Hello Jonhannes,
RAM dataspaces are used as backing store for any dynamically allocated memory. So it is not surprising to see this fault in the heap. The segmentation fault in the lock implementation is certainly caused by a lock that resides within a dynamically allocated object.
Could this have to do with using a vfork like mechanism instead of fork? So that the Capability is passed but the mapping doesn't exist any more for the child? I could verify that the segmentation fault only appears after clone in the child.
the problem could very well be related to the process-creation mechanism. All processes are created by forking from core (via clone). Look out for 'lx_create_process'. Dataspaces are normally attached via the 'MAP_SHARED' flag passed to 'mmap'. May it be that the mmap handling of your kernel module somehow misses to consider this flag? (not that I would know how to handle it)
Both ranges seem to reside in 0x7fffe7ffe000 which is the return value of the first lx_mmap after clone (unfortunately I cannot tell if this happens in the parent or in the child).
To get a clearer picture, an instrumentation as illustrated in the attached patch can be helpful. The 'wait_for_continue' function waits until the user presses return. By placing it in the process-creation code path, you can probe the state at various points. By printing the return value of 'lx_gettid()' in your messages, you can see who is talking. The 'wait_for_continue' hook also provides you with a convenient way to attach GDB *before* the interesting code parts are executed. By using the 'Genode::raw' function instead of 'Genode::log' for log output, messages go directly to the kernel, not to core's LOG service. So you can instrument lowest-level details (like IPC and process creation) without fearing any deadlocks.
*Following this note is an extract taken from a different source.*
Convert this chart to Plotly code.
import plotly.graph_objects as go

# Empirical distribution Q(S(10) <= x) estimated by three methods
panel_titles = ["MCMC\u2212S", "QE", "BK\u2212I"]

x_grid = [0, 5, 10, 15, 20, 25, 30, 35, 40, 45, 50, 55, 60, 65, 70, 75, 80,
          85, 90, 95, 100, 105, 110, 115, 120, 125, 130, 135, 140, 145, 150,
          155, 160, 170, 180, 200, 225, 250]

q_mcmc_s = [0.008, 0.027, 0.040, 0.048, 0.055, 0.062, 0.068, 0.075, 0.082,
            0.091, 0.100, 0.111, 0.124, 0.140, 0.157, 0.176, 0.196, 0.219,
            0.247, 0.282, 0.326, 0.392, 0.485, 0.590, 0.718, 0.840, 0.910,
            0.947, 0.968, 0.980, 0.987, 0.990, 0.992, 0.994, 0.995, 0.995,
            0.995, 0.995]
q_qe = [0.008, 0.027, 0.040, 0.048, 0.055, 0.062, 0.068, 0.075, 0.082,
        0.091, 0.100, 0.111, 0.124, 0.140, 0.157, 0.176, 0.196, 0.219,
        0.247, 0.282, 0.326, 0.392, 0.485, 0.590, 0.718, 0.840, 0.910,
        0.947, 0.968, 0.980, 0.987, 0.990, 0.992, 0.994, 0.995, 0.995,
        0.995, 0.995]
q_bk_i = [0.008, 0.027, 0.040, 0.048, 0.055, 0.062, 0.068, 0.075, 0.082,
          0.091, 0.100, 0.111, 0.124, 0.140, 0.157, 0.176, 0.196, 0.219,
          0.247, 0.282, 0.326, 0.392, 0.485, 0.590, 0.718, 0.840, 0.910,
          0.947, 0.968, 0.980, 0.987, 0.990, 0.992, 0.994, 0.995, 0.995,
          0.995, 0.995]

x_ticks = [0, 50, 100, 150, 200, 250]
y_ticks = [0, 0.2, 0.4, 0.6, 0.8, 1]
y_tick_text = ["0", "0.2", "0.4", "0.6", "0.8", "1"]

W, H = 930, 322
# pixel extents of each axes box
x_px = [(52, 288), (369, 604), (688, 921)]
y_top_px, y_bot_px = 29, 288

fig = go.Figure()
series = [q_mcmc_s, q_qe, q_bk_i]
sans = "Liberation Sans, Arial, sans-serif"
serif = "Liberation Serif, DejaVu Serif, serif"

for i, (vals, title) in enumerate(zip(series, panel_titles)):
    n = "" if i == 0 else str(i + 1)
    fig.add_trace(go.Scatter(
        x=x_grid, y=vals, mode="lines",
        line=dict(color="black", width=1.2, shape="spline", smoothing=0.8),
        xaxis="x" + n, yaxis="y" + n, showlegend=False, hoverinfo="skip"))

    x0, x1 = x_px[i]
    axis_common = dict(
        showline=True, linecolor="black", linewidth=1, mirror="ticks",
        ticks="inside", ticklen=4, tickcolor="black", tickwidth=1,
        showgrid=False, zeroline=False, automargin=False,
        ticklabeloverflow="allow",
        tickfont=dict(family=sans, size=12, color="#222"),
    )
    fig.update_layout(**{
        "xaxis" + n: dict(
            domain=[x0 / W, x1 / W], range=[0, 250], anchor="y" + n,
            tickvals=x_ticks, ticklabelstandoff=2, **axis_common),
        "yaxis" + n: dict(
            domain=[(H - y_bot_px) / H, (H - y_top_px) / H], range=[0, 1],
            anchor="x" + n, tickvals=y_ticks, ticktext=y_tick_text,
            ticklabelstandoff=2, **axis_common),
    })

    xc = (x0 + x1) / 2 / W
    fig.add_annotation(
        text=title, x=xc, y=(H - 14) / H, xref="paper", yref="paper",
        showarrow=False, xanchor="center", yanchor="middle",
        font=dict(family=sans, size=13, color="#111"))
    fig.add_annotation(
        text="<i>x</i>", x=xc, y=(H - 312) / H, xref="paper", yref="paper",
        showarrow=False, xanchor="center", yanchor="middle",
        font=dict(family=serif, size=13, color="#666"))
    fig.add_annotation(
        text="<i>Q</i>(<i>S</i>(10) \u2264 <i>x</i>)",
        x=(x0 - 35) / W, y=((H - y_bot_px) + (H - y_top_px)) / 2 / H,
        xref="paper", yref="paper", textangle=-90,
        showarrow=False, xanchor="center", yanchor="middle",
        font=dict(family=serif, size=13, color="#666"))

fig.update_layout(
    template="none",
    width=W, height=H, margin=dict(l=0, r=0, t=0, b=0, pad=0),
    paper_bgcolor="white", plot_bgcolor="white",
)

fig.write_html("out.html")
In order to let the key presses reach Genode, you need to change the run script to use 'run_genode_until forever', which puts the expect tool in interactive mode. The attached patch changes the 'run/log.run' script as an example.
The instrumentations with 'wait_for_continue' also allow you to inspect '/proc/<PID>/maps' of core and init at various stages of the process creation. Thereby you can derive the information about the backing store for virtual-address areas. E.g., assuming that a mapping is missing in init (the forked process) right after clone - eventually producing a segmentation fault, you can look into the 'maps' file of core to see the origin (file) of the original mapping at the fault address.
I hope that these debugging hints are of help for your further investigation.